Es nuestra tarea diaria sacudirnos de nuestro letargo por miedo a acostumbrarnos a los grandes regalos, a no apreciarlos y a no darles la respuesta adecuada de gratitud que exigen. Nunca debemos acostumbrarnos a un amanecer, un atardecer, la majestuosa belleza de un cielo lleno de estrellas o del océano, la amistad, el amor, el matrimonio, los innumerables regalos que Dios ha puesto en nuestro camino. El hecho de que conozcamos cada nota de una gran pieza musical, lejos de tener un efecto embotante en nuestra apreciación, debería, por el contrario, profundizarla. Podemos aplicar a los grandes valores las palabras de Agustín: “ Tantum notiores, tantum cariores”(cuanto más conocido, más querido). Nunca debemos permitir que la fuerza embotante del hábito se apodere y apague nuestra percepción de las grandes cosas.
Esto se aplica sobre todo al santo sacrificio de la Misa. ¡Qué terrible sería si los comulgantes diarios cayesen en la trampa de la costumbre y ya no apreciaran el don insondable que se les concede en esta renovación del sacrificio del Calvario! Qué horrible sería ir a misa diariamente como una cuestión de rutina.

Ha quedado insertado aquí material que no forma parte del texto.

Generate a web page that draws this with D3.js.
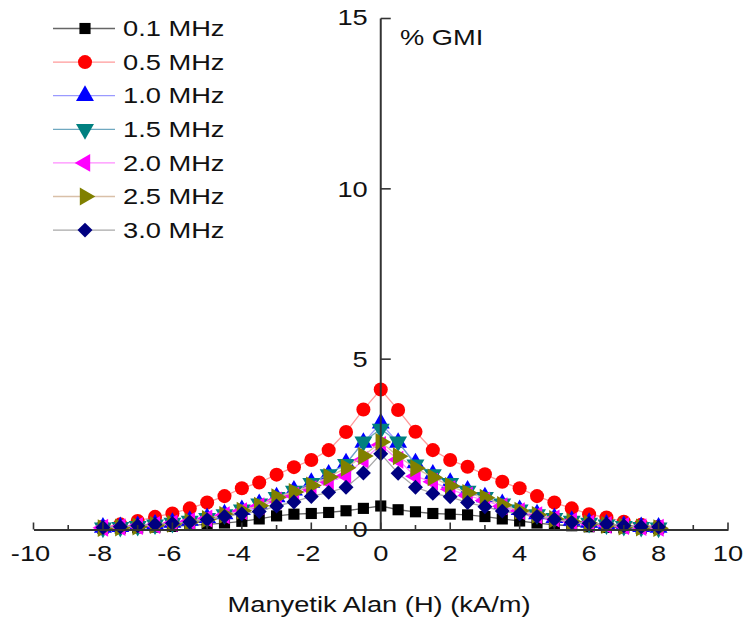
<!DOCTYPE html>
<html><head><meta charset="utf-8">
<script src="https://cdn.jsdelivr.net/npm/d3@7"></script>
<style>body{margin:0;background:#fff}svg{display:block}text{font-family:"Liberation Sans",Arial,sans-serif;fill:#111}</style>
</head><body>
<svg id="c" width="747" height="622"></svg>
<script>
const H = [-8,-7.5,-7,-6.5,-6,-5.5,-5,-4.5,-4,-3.5,-3,-2.5,-2,-1.5,-1,-0.5,0,0.5,1,1.5,2,2.5,3,3.5,4,4.5,5,5.5,6,6.5,7,7.5,8];
const f01 = [0.03,0.04,0.05,0.07,0.09,0.12,0.15,0.19,0.24,0.31,0.40,0.45,0.47,0.50,0.55,0.62,0.69,0.58,0.52,0.47,0.45,0.43,0.38,0.31,0.25,0.19,0.14,0.11,0.08,0.06,0.05,0.04,0.03];
const f05 = [0.08,0.15,0.25,0.37,0.47,0.62,0.79,0.98,1.21,1.38,1.61,1.83,2.04,2.33,2.86,3.52,4.11,3.51,2.87,2.33,2.04,1.84,1.62,1.40,1.21,0.98,0.79,0.62,0.45,0.35,0.23,0.14,0.08];
const f10 = [0.06,0.08,0.11,0.15,0.20,0.26,0.34,0.45,0.58,0.75,0.95,1.15,1.38,1.62,1.95,2.55,3.12,2.55,1.95,1.62,1.38,1.15,0.95,0.75,0.58,0.45,0.34,0.26,0.20,0.15,0.11,0.08,0.06];
const f15 = [0.05,0.07,0.10,0.14,0.19,0.25,0.33,0.44,0.58,0.76,0.95,1.13,1.36,1.62,1.92,2.58,2.95,2.58,1.90,1.62,1.36,1.13,0.95,0.76,0.58,0.44,0.33,0.25,0.19,0.14,0.10,0.07,0.05];
const f20 = [0.05,0.07,0.10,0.13,0.18,0.24,0.32,0.42,0.54,0.68,0.85,1.00,1.18,1.40,1.58,2.05,2.48,2.05,1.56,1.40,1.18,1.00,0.85,0.68,0.54,0.42,0.32,0.24,0.18,0.13,0.10,0.07,0.05];
const f25 = [0.04,0.06,0.09,0.13,0.17,0.23,0.31,0.43,0.55,0.70,0.95,1.10,1.29,1.54,1.81,2.16,2.57,2.15,1.80,1.53,1.28,1.07,0.93,0.72,0.55,0.43,0.31,0.23,0.17,0.13,0.09,0.06,0.04];
const f30 = [0.06,0.08,0.11,0.15,0.18,0.22,0.29,0.38,0.46,0.53,0.69,0.81,0.97,1.09,1.24,1.66,2.22,1.65,1.24,1.06,0.96,0.79,0.67,0.54,0.46,0.38,0.30,0.21,0.18,0.16,0.11,0.08,0.07];
const seriesNames = ["0.1 MHz","0.5 MHz","1.0 MHz","1.5 MHz","2.0 MHz","2.5 MHz","3.0 MHz"];
const seriesValues = [f01,f05,f10,f15,f20,f25,f30];
const markerColors = ["#000000","#ff0000","#0000ff","#008080","#ff00ff","#808000","#000080"];
const lineColors = ["#666666","#ff9a9a","#9a9aff","#6fa8c0","#ff8cff","#d9c0a8","#a8a8a8"];
const markerTypes = ["square","circle","up","down","left","right","diamond"];
const xTicks = [-10,-8,-6,-4,-2,0,2,4,6,8,10];
const yTicks = [0,5,10,15];

const svg = d3.select("#c");
const x = d3.scaleLinear().domain([-10,10]).range([33.5,728]);
const y = d3.scaleLinear().domain([0,15]).range([529.5,18.5]);
const axisColor = "#333";
const SX = 1.24;

function label(px, py, str, anchor){
  const g = svg.append("g").attr("transform",`translate(${px},${py}) scale(${SX},1)`);
  g.append("text").attr("x",0).attr("y",0).attr("dy","0.35em").attr("text-anchor",anchor||"start").attr("font-size",22).text(str);
  return g;
}

function sym(t, s){
  if(t==="square") return d3.symbol(d3.symbolSquare, s*0.8)();
  if(t==="circle") return d3.symbol(d3.symbolCircle, s)();
  if(t==="diamond") return d3.symbol(d3.symbolSquare, s*0.72)();
  return d3.symbol(d3.symbolTriangle, s*0.9)();
}
const rot = {up:0,down:180,left:-90,right:90,diamond:45};
function drawMarker(g, t, cx, cy, color){
  const p = g.append("path").attr("d", sym(t, 155)).attr("fill", color);
  let tr = `translate(${cx},${cy})`;
  if(rot[t]!==undefined) tr += ` rotate(${rot[t]})`;
  p.attr("transform", tr);
}

// series
const line = d3.line().x(d=>x(d[0])).y(d=>y(d[1]));
seriesValues.forEach((vals,i)=>{
  const pts = H.map((h,j)=>[h,vals[j]]);
  const g = svg.append("g");
  g.append("path").attr("d", line(pts)).attr("fill","none").attr("stroke",lineColors[i]).attr("stroke-width",1.3);
  pts.forEach(p=>drawMarker(g, markerTypes[i], x(p[0]), y(p[1]), markerColors[i]));
});

// x axis
const xAxis = d3.axisBottom(x).tickValues(d3.range(-10,11,1)).tickSize(0).tickFormat("");
const gx = svg.append("g").attr("transform",`translate(0,${y(0)})`).call(xAxis);
gx.select(".domain").attr("stroke",axisColor).attr("stroke-width",2);
d3.range(-10,11,1).forEach(v=>{
  const len = (v%2===0)?7:4.5;
  gx.append("line").attr("x1",x(v)).attr("x2",x(v)).attr("y1",0).attr("y2",-len).attr("stroke",axisColor).attr("stroke-width",1.6);
});
xTicks.forEach(v=>{
  label(x(v)+(v<0?-3:0), y(0)+24, v, "middle");
});

// y axis
const gy = svg.append("g").attr("transform",`translate(${x(0)},0)`);
gy.append("line").attr("x1",0).attr("x2",0).attr("y1",y(0)).attr("y2",y(15)).attr("stroke",axisColor).attr("stroke-width",2);
yTicks.forEach(v=>{
  if(v>0) gy.append("line").attr("x1",0).attr("x2",10).attr("y1",y(v)).attr("y2",y(v)).attr("stroke",axisColor).attr("stroke-width",1.6);
  label(x(0)-13, y(v)+(v===15?-1:0), v, "end");
});
label(400, 37, "% GMI");

// x title
label(379, 604, "Manyetik Alan (H) (kA/m)", "middle");

// legend
seriesNames.forEach((n,i)=>{
  const ly = 28.5 + i*33.6;
  const g = svg.append("g");
  g.append("line").attr("x1",53).attr("x2",115).attr("y1",ly).attr("y2",ly).attr("stroke",lineColors[i]).attr("stroke-width",1.3);
  drawMarker(g, markerTypes[i], 85, ly, markerColors[i]);
  label(123, ly, n);
});
</script>
</body></html>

Kierkegaard percibió la amenaza que el hábito puede suponer para nuestra vida espiritual. Escribió: “Incluso lo que en sí mismo es estimulante, como los pensamientos, las reflexiones, las ideas, puede por la costumbre y la monotonía perder todo su significado. . . Por eso entramos en la casa de Dios, para despertarnos del sueño y liberarnos de los encantamientos” (Discursos Cristianos, 173). Consideró que el peligro era tan grande que escribió además: “Que el trueno de cien cañones os recuerde tres veces al día que debéis resistir la fuerza de la costumbre” (obras de amor, 37). Y la conclusión obvia es: “A lo que se dice de la vida eterna, que no hay suspiros ni lágrimas, se le puede agregar: no hay hábito” (obras de amor).
Si bien es importante que nunca nos acostumbremos a los grandes dones positivos de Dios, es igualmente importante que estemos en guardia para no acostumbrarnos a los males morales que abundan entre nosotros. Trágicamente, la mayoría de la gente ni siquiera se da cuenta del terrible cambio que se ha introducido en nuestra mentalidad. Nos estamos acostumbrando a crímenes horribles, abominaciones, profanaciones, blasfemias.